Data provided:

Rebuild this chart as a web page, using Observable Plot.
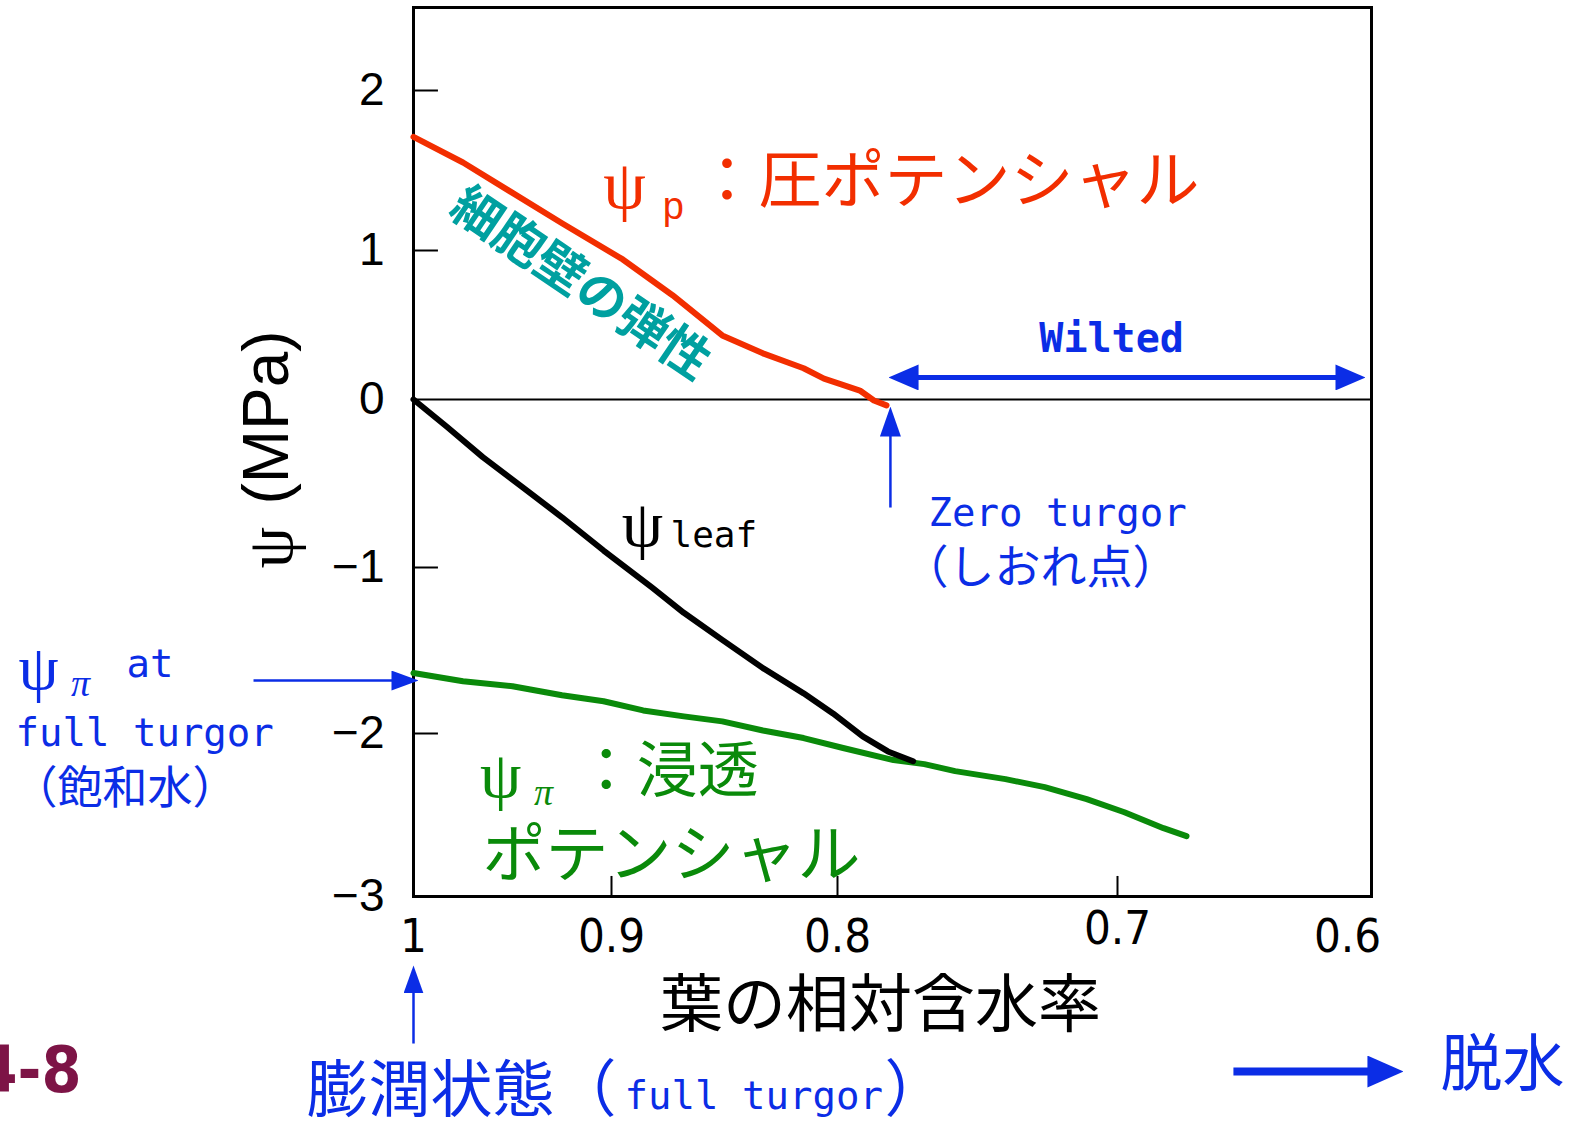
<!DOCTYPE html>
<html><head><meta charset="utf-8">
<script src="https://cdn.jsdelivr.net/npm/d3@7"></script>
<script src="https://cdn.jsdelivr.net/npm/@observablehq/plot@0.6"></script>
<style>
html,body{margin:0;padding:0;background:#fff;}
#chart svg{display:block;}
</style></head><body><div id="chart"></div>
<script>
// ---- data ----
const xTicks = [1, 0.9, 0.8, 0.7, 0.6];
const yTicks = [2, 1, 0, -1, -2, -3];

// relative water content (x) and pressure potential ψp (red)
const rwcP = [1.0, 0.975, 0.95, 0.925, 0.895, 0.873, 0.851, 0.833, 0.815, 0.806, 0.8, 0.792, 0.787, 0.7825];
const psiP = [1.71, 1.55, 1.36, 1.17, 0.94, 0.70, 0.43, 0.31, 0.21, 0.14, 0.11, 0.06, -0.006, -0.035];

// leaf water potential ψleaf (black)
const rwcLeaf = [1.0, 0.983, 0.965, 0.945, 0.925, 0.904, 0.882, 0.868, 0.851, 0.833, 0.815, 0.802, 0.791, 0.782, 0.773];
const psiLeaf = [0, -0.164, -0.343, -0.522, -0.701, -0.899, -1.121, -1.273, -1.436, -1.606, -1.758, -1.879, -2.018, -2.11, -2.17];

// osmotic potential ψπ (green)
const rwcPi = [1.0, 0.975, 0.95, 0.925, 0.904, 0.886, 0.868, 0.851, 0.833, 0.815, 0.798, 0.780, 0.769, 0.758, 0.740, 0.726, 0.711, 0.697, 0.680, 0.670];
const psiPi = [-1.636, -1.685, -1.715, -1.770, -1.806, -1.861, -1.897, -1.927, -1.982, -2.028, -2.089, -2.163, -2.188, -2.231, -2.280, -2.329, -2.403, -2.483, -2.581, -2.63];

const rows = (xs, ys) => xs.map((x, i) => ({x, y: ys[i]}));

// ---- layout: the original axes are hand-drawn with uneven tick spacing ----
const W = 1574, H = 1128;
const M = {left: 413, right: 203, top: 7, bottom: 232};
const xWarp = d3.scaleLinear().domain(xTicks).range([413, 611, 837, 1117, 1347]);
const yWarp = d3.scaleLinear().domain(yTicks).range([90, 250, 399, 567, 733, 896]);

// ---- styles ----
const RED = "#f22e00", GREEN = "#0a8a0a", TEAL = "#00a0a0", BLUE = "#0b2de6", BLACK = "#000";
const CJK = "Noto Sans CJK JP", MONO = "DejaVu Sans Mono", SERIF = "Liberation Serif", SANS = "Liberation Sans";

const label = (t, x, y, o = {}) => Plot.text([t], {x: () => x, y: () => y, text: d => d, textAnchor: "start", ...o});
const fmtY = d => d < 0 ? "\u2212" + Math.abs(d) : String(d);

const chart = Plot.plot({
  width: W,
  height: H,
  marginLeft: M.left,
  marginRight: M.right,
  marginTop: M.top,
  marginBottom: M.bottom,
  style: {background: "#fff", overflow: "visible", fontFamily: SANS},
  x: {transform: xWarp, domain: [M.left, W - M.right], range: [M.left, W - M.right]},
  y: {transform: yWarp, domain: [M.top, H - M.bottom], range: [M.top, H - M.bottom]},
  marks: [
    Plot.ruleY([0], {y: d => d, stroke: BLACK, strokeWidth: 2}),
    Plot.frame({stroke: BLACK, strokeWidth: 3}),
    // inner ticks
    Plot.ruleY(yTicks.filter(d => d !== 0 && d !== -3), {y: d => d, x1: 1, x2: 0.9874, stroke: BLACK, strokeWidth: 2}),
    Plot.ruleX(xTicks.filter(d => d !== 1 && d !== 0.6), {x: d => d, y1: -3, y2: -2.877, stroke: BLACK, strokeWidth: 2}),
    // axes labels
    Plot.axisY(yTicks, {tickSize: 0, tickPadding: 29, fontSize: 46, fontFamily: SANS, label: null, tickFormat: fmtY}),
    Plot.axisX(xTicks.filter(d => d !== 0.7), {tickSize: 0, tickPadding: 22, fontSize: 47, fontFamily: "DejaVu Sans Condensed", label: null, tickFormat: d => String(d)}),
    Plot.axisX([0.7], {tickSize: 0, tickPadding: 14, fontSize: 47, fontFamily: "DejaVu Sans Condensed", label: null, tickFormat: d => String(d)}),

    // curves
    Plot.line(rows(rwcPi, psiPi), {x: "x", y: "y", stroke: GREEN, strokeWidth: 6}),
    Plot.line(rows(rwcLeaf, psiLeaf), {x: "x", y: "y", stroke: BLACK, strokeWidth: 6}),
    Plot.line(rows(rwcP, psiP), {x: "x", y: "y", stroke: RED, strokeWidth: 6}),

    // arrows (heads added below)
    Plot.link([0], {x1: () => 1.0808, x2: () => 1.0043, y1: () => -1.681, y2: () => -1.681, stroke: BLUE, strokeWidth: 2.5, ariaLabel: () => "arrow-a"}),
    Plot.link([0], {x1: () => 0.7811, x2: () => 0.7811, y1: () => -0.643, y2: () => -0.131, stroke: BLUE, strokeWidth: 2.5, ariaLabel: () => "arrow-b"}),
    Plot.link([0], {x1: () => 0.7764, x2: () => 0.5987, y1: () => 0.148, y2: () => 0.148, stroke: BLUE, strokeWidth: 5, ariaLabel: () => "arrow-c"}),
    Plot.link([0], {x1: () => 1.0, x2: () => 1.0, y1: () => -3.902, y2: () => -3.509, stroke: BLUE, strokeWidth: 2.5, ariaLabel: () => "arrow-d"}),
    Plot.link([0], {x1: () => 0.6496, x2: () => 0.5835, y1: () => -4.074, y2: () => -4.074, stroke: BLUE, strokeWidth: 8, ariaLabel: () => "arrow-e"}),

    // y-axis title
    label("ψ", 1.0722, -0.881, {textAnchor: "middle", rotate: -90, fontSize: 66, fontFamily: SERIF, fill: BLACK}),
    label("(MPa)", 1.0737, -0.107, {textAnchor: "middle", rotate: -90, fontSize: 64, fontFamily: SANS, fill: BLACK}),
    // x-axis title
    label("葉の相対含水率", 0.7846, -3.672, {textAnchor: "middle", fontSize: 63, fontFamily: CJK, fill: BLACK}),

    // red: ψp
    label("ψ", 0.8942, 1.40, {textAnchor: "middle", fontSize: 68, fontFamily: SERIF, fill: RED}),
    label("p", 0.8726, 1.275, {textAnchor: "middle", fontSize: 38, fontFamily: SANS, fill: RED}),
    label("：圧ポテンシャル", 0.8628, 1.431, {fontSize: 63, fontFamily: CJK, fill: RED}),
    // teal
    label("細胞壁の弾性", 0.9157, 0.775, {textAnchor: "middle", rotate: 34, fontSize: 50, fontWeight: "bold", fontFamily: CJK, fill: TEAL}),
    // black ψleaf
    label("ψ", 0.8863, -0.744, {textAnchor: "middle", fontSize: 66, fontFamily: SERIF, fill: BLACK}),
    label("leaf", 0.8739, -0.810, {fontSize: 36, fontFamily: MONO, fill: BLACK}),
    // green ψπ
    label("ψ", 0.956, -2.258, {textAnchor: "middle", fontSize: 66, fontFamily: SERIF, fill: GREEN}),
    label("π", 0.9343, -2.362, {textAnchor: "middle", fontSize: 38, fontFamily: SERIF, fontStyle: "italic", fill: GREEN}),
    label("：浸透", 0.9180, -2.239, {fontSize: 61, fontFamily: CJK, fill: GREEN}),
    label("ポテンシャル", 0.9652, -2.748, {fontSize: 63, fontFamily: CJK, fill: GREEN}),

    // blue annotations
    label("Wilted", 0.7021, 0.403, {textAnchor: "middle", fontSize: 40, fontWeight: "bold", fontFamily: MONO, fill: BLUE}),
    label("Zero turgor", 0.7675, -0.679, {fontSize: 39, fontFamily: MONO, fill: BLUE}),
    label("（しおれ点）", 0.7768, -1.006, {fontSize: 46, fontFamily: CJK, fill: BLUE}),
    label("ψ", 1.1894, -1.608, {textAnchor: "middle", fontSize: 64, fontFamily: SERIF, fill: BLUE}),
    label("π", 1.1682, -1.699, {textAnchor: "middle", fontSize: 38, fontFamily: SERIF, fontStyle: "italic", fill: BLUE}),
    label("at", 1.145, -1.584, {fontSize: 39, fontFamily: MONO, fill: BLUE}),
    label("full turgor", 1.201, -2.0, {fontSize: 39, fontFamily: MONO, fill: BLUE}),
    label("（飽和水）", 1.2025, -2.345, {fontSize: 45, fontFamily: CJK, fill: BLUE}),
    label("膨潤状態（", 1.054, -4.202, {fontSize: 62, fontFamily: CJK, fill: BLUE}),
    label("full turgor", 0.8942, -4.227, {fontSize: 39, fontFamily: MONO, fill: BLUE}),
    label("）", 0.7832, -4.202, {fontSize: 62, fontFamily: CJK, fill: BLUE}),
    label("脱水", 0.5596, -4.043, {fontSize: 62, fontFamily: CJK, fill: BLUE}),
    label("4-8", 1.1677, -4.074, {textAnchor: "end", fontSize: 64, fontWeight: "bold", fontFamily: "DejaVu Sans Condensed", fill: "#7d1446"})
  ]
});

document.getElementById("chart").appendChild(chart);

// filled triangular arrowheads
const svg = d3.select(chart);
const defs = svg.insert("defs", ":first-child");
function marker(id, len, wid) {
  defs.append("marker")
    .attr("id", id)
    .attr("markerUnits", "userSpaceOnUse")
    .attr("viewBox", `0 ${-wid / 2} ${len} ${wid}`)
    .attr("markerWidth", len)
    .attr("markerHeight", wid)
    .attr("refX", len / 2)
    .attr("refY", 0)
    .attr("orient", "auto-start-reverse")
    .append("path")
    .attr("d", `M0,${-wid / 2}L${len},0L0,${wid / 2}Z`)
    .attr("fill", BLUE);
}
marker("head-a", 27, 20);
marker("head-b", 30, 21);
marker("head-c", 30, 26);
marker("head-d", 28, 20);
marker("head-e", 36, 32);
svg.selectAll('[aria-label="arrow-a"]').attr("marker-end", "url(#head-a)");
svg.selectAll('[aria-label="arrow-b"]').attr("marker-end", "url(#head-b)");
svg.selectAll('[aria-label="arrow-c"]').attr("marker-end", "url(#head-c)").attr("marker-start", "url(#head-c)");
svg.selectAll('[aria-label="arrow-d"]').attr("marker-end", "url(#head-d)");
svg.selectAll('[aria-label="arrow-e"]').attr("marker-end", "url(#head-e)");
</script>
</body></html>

--

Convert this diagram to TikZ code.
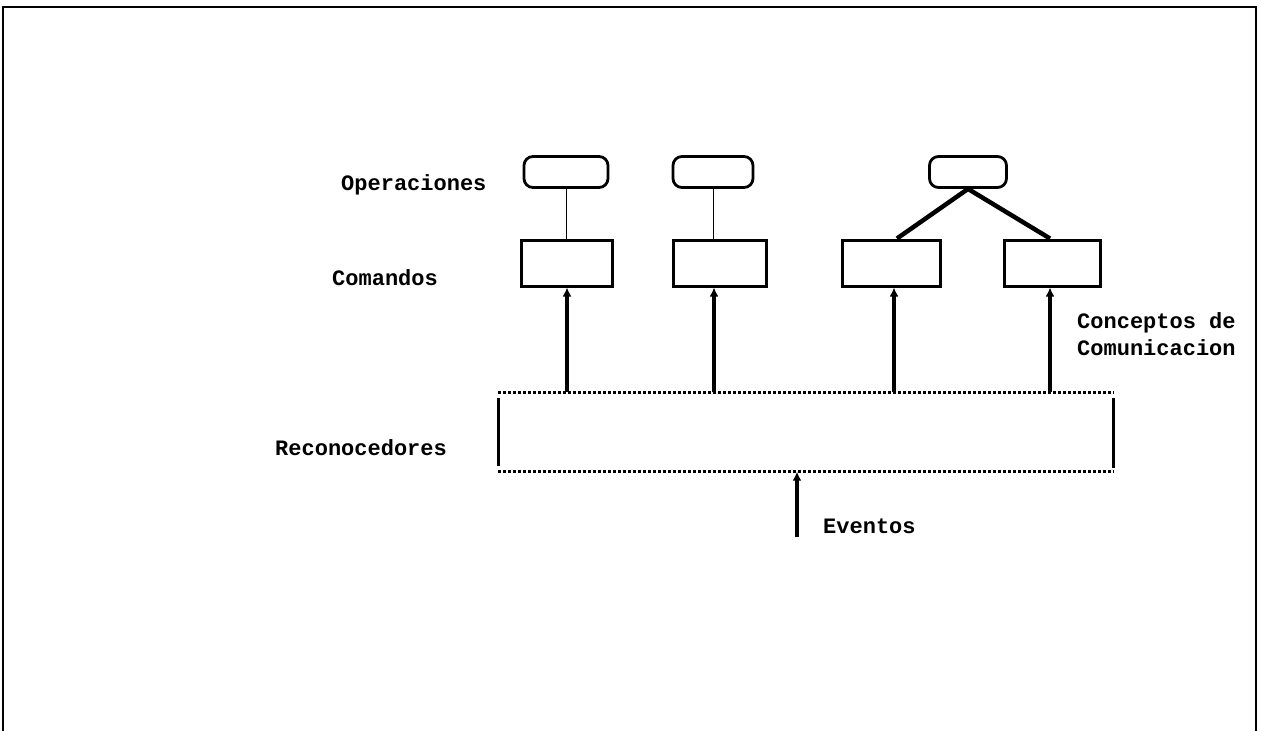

Stated problem:
Everything above from the line with "Rebuild this chart" through the line with "const yTicks = [2, 1, 0, -1, -2, -3];" should be retyped exactly, and nothing else; omit pictures.

Result of this task:
Rebuild this chart as a web page, using Observable Plot.
<!DOCTYPE html>
<html><head><meta charset="utf-8">
<script src="https://cdn.jsdelivr.net/npm/d3@7"></script>
<script src="https://cdn.jsdelivr.net/npm/@observablehq/plot@0.6"></script>
<style>
html,body{margin:0;padding:0;background:#fff;}
#chart svg{display:block;}
</style></head><body><div id="chart"></div>
<script>
// ---- data ----
const xTicks = [1, 0.9, 0.8, 0.7, 0.6];
const yTicks = [2, 1, 0, -1, -2, -3];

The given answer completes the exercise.